Oh, gosh, you guys there's so many people that are chiming in. Oh, you're trying to help me. People are saying “Push the green button, change to Presenter View”. “I wish I had been able to look at these”. Apologies, apologies. And I hope you enjoy the rest of the weekend. You guys. I'm looking forward to it. And I'm really honored to be a part of today, even though there were some technical difficulties, and I love you guys big. So, we still have five minutes.
Anybody have a question for me? Okay, Brandy Long, you said you just left a $300,000 house because it wasn't worth it. And I wonder if you were feeling a little bit like me, and that I had to work in order to pay the mortgage in order to pay the utilities in order to pay the insurance.
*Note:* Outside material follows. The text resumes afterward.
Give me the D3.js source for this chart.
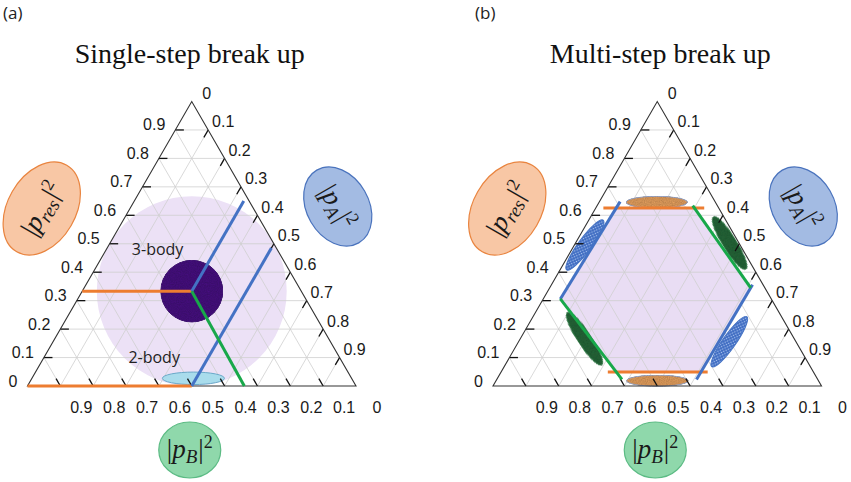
<!DOCTYPE html>
<html>
<head>
<meta charset="utf-8">
<script src="https://cdn.jsdelivr.net/npm/d3@7"></script>
<style>
  body { margin: 0; background: #fff; }
  svg { display: block; }
</style>
</head>
<body>
<div id="chart"></div>
<script>
const width = 851, height = 482;

// tick values / labels shared by the three edges
const tickValues = [0, 0.1, 0.2, 0.3, 0.4, 0.5, 0.6, 0.7, 0.8, 0.9];
const tickLabels = ["0", "0.1", "0.2", "0.3", "0.4", "0.5", "0.6", "0.7", "0.8", "0.9"];
const gridValues = [0.1, 0.2, 0.3, 0.4, 0.5, 0.6, 0.7, 0.8, 0.9];

const panelTags = ["(a)", "(b)"];
const panelTitles = ["Single-step break up", "Multi-step break up"];

// every point is [|p_res|^2, |p_A|^2]  (|p_B|^2 = 1 - both)
// panel (a): single-step break up
const singleRegionCenter = [1 / 3, 1 / 3];
const singleRegionRadius = 0.289;          // inscribed circle, in side units
const singleResLines = [[[1 / 3, 0], [1 / 3, 1 / 3]], [[0, 0], [0, 0.5]]];
const singleALines = [[[1 / 3, 1 / 3], [0.65, 1 / 3]], [[0, 0.5], [0.485, 0.5]]];
const singleBLines = [[[1 / 3, 1 / 3], [0, 0.66]]];
// clusters: long axis from -> to, half width in side units
const threeBody = { from: [1 / 3, 0.239], to: [1 / 3, 0.428], half: 0.094 };
const twoBody = { from: [0.027, 0.397], to: [0.027, 0.586], half: 0.019 };
const bodyLabels = ["3-body", "2-body"];
const bodyLabelPoints = [[0.48, 0.156], [0.103, 0.334]];

// panel (b): multi-step break up
const multiHexagon = [[0.626, 0.062], [0.626, 0.30], [0.345, 0.612], [0.049, 0.608], [0.049, 0.351], [0.306, 0.052]];
const multiResLines = [[[0.626, 0.023], [0.626, 0.330]], [[0.049, 0.325], [0.049, 0.629]]];
const multiALines = [[[0.306, 0.052], [0.648, 0.063]], [[0.356, 0.612], [0.023, 0.608]]];
const multiBLines = [[[0.306, 0.052], [0.023, 0.381]], [[0.634, 0.291], [0.345, 0.612]]];
const multiResClusters = [
  { from: [0.646, 0.082], to: [0.646, 0.269], half: 0.018 },
  { from: [0.0186, 0.397], to: [0.0186, 0.585], half: 0.017 }
];
const multiAClusters = [
  { from: [0.408, 0.020], to: [0.583, 0.044], half: 0.02 },
  { from: [0.2436, 0.651], to: [0.068, 0.632], half: 0.02 }
];
const multiBClusters = [
  { from: [0.595, 0.373], to: [0.410, 0.565], half: 0.021 },
  { from: [0.258, 0.097], to: [0.074, 0.294], half: 0.021 }
];

// styling
const lineColor = { res: "#ed7d31", A: "#4472c4", B: "#18a84a" };
const side = 328.5;
const triH = side * Math.sqrt(3) / 2;
const baseY = 386;
const panelLeft = [27.5, 493];

const svg = d3.select("#chart")
  .append("svg")
  .attr("width", width)
  .attr("height", height)
  .style("font-family", "'Liberation Sans', Arial, sans-serif");

/*********************/
/* textures          */
/*********************/
const defs = svg.append("defs");

const speckle = defs.append("filter").attr("id", "speckle")
  .attr("x", 0).attr("y", 0).attr("width", 1).attr("height", 1);
speckle.append("feTurbulence").attr("type", "fractalNoise")
  .attr("baseFrequency", 0.9).attr("numOctaves", 2).attr("seed", 4).attr("result", "noise");
speckle.append("feColorMatrix").attr("in", "noise").attr("type", "matrix")
  .attr("values", "0.33 0.33 0.33 0 0  0.33 0.33 0.33 0 0  0.33 0.33 0.33 0 0  0 0 0 0 1")
  .attr("result", "gray");
speckle.append("feComposite").attr("in", "SourceGraphic").attr("in2", "gray")
  .attr("operator", "arithmetic").attr("k1", 1.0).attr("k2", 0.55).attr("k3", 0).attr("k4", 0)
  .attr("result", "mix");
speckle.append("feComposite").attr("in", "mix").attr("in2", "SourceGraphic").attr("operator", "in");

const dots = defs.append("pattern").attr("id", "dots")
  .attr("patternUnits", "userSpaceOnUse").attr("width", 2.6).attr("height", 2.6)
  .attr("patternTransform", "rotate(30)");
dots.append("rect").attr("width", 2.6).attr("height", 2.6).attr("fill", "#3f6cc2");
dots.append("circle").attr("cx", 1.3).attr("cy", 1.3).attr("r", 0.75).attr("fill", "#a9c3ef");

/*********************/
/* one ternary panel */
/*********************/
function makePanel(i) {
  const g = svg.append("g");
  const x = d3.scaleLinear().domain([0, 1]).range([panelLeft[i], panelLeft[i] + side]);
  const y = d3.scaleLinear().domain([0, 1]).range([baseY, baseY - triH]);
  const pt = d => [x(d[1] + d[0] / 2), y(d[0])];
  const apex = pt([1, 0]);
  return { g, x, y, pt, apex };
}

function drawEllipse(p, c, fill, stroke, filter) {
  const a = p.pt(c.from), b = p.pt(c.to);
  const cx = (a[0] + b[0]) / 2, cy = (a[1] + b[1]) / 2;
  const rx = Math.hypot(b[0] - a[0], b[1] - a[1]) / 2;
  const ang = Math.atan2(b[1] - a[1], b[0] - a[0]) * 180 / Math.PI;
  const e = p.g.append("ellipse")
    .attr("transform", `translate(${cx},${cy}) rotate(${ang})`)
    .attr("rx", rx)
    .attr("ry", c.half * side)
    .attr("fill", fill)
    .attr("stroke", stroke)
    .attr("stroke-width", 1);
  if (filter) e.attr("filter", filter);
}

function drawGrid(p) {
  const line = d3.line();
  const segs = [];
  gridValues.forEach(k => {
    segs.push([[k, 0], [k, 1 - k]]);          // |p_res|^2 = k
    segs.push([[0, k], [1 - k, k]]);          // |p_A|^2 = k
    segs.push([[0, 1 - k], [1 - k, 0]]);      // |p_B|^2 = k
  });
  p.g.append("g").selectAll("path")
    .data(segs)
    .join("path")
      .attr("d", s => line(s.map(p.pt)))
      .attr("stroke", "#cfcfcf")
      .attr("stroke-width", 0.8)
      .attr("fill", "none");
}

function drawFrame(p) {
  const line = d3.line();
  const tl = 0.026;
  const ticks = [];
  gridValues.forEach(k => {
    ticks.push([[k, 0], [k, tl]]);
    ticks.push([[1 - k, k], [1 - k - tl, k]]);
    ticks.push([[0, 1 - k], [tl, 1 - k - tl]]);
  });
  p.g.append("g").selectAll("path")
    .data(ticks)
    .join("path")
      .attr("d", s => line(s.map(p.pt)))
      .attr("stroke", "#111")
      .attr("stroke-width", 1.3);

  p.g.append("path")
    .attr("d", line([[0, 0], [0, 1], [1, 0]].map(p.pt)) + "Z")
    .attr("fill", "none")
    .attr("stroke", "#333")
    .attr("stroke-width", 1.1);

  const labels = p.g.append("g")
    .attr("font-size", 16)
    .attr("fill", "#1a1a1a")
    .attr("dominant-baseline", "central");

  // |p_res|^2 on the left edge
  labels.append("g").selectAll("text")
    .data(tickValues)
    .join("text")
      .attr("x", v => p.pt([v, 0])[0] - 10)
      .attr("y", v => p.pt([v, 0])[1] - 5)
      .attr("text-anchor", "end")
      .text((v, j) => tickLabels[j]);

  // |p_A|^2 on the right edge
  labels.append("g").selectAll("text")
    .data(tickValues)
    .join("text")
      .attr("x", v => p.pt([1 - v, v])[0] + 15)
      .attr("y", v => p.pt([1 - v, v])[1] - 8)
      .attr("text-anchor", "middle")
      .text((v, j) => tickLabels[j]);

  // |p_B|^2 on the bottom edge
  labels.append("g").selectAll("text")
    .data(tickValues)
    .join("text")
      .attr("x", v => p.pt([0, 1 - v])[0] + 21)
      .attr("y", v => p.pt([0, 1 - v])[1] + 21)
      .attr("text-anchor", "middle")
      .text((v, j) => tickLabels[j]);
}

function drawLines(p, segs, color) {
  const line = d3.line();
  p.g.append("g").selectAll("path")
    .data(segs)
    .join("path")
      .attr("d", s => line(s.map(p.pt)))
      .attr("stroke", color)
      .attr("stroke-width", 3)
      .attr("fill", "none");
}

// axis title like |p_res|^2, rotated with its badge
function mathText(g, cx, cy, rot, sub) {
  const holder = g.append("g")
    .attr("transform", `translate(${cx},${cy}) rotate(${rot})`);
  const t = holder.append("text")
    .attr("x", 0)
    .attr("y", 9)
    .attr("text-anchor", "middle")
    .attr("font-family", "'Liberation Serif', 'Times New Roman', serif")
    .attr("font-size", 27)
    .attr("fill", "#1a1a1a");
  t.append("tspan").text("|");
  t.append("tspan").attr("font-style", "italic").text("p");
  t.append("tspan").attr("font-style", "italic").attr("font-size", 19).attr("dy", 5).text(sub);
  t.append("tspan").attr("dy", -5).attr("dx", 1).text("|");
  t.append("tspan").attr("font-size", 18).attr("dy", -10).text("2");
}

function drawAxisBadges(p) {
  const [ax, ay] = p.apex;
  const gb = p.g.append("g");
  // |p_res|^2
  gb.append("ellipse").attr("transform", `translate(${ax - 150},${ay + 107}) rotate(-60)`)
    .attr("rx", 50).attr("ry", 34)
    .attr("fill", "#f8c7a5").attr("stroke", "#e9843f").attr("stroke-width", 1.2);
  mathText(gb, ax - 150, ay + 107, -60, "res");
  // |p_A|^2
  gb.append("ellipse").attr("transform", `translate(${ax + 146},${ay + 105}) rotate(60)`)
    .attr("rx", 42).attr("ry", 31)
    .attr("fill", "#a3bbe3").attr("stroke", "#4a73bd").attr("stroke-width", 1.2);
  mathText(gb, ax + 146, ay + 105, 60, "A");
  // |p_B|^2
  gb.append("ellipse").attr("cx", ax - 2).attr("cy", ay + 348.5)
    .attr("rx", 31).attr("ry", 28)
    .attr("fill", "#8fd8ab").attr("stroke", "#5cbb84").attr("stroke-width", 1.2);
  mathText(gb, ax - 2, ay + 347, 0, "B");
}

function drawHeader(i, p) {
  svg.append("text")
    .attr("x", i === 0 ? 3 : 475)
    .attr("y", 19)
    .attr("font-family", "'Open Sans', sans-serif")
    .attr("font-size", 17)
    .attr("fill", "#222")
    .text(panelTags[i]);
  svg.append("text")
    .attr("x", p.apex[0] + (i === 0 ? -2 : 3))
    .attr("y", 63)
    .attr("text-anchor", "middle")
    .attr("font-family", "'Liberation Serif', 'Times New Roman', serif")
    .attr("font-size", 28)
    .attr("fill", "#111")
    .text(panelTitles[i]);
}

/**************************/
/* (a) single-step        */
/**************************/
const pa = makePanel(0);
drawHeader(0, pa);
pa.g.append("circle")
  .attr("cx", pa.pt(singleRegionCenter)[0])
  .attr("cy", pa.pt(singleRegionCenter)[1])
  .attr("r", singleRegionRadius * side)
  .attr("fill", "#ece1f6");
drawGrid(pa);
drawEllipse(pa, threeBody, "#3d0c70", "#3d0c70", "url(#speckle)");
drawEllipse(pa, twoBody, "#a9dcec", "#6aa9c9", null);
pa.g.append("g").selectAll("text")
  .data(bodyLabels)
  .join("text")
    .attr("x", (d, j) => pa.pt(bodyLabelPoints[j])[0])
    .attr("y", (d, j) => pa.pt(bodyLabelPoints[j])[1])
    .attr("text-anchor", "middle")
    .attr("dominant-baseline", "central")
    .attr("font-family", "'Open Sans', sans-serif")
    .attr("font-size", 16)
    .attr("fill", "#222")
    .text(d => d);
drawFrame(pa);
drawLines(pa, singleResLines, lineColor.res);
drawLines(pa, singleALines, lineColor.A);
drawLines(pa, singleBLines, lineColor.B);
drawAxisBadges(pa);

/**************************/
/* (b) multi-step         */
/**************************/
const pb = makePanel(1);
drawHeader(1, pb);
defs.append("clipPath").attr("id", "hexClip")
  .append("path")
  .attr("d", d3.line()(multiHexagon.map(pb.pt)) + "Z");
pb.g.append("circle")
  .attr("cx", pb.pt(singleRegionCenter)[0])
  .attr("cy", pb.pt(singleRegionCenter)[1])
  .attr("r", singleRegionRadius * side + 3)
  .attr("clip-path", "url(#hexClip)")
  .attr("fill", "#e9ddf4");
drawGrid(pb);
multiResClusters.forEach(c => drawEllipse(pb, c, "#c98c52", "#8e9cc0", "url(#speckle)"));
multiAClusters.forEach(c => drawEllipse(pb, c, "url(#dots)", "#4472c4", null));
multiBClusters.forEach(c => drawEllipse(pb, c, "#1f5a31", "#2f7a45", "url(#speckle)"));
drawFrame(pb);
drawLines(pb, multiResLines, lineColor.res);
drawLines(pb, multiALines, lineColor.A);
drawLines(pb, multiBLines, lineColor.B);
drawAxisBadges(pb);
</script>
</body>
</html>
So, I had to work and then when I would come home, I needed to mow the grass or repair the roof. I had to vacuum-vacuum, dust clean. I identify with that and I am glad you got out from underneath it. I'm curious if you built a Tiny House. Okay. Oh, my goodness. No.
Okay, I'm looking at a little lost slide. No audio is totally gone on my end. No audio. Is anybody reading lips right now? Okay, you guys, I'm sorry. I'm going to end this talk because I'm not sure you can hear me. I'm so sorry. So, a big love if you can't hear me, I'm okay, take care you guys. Bye.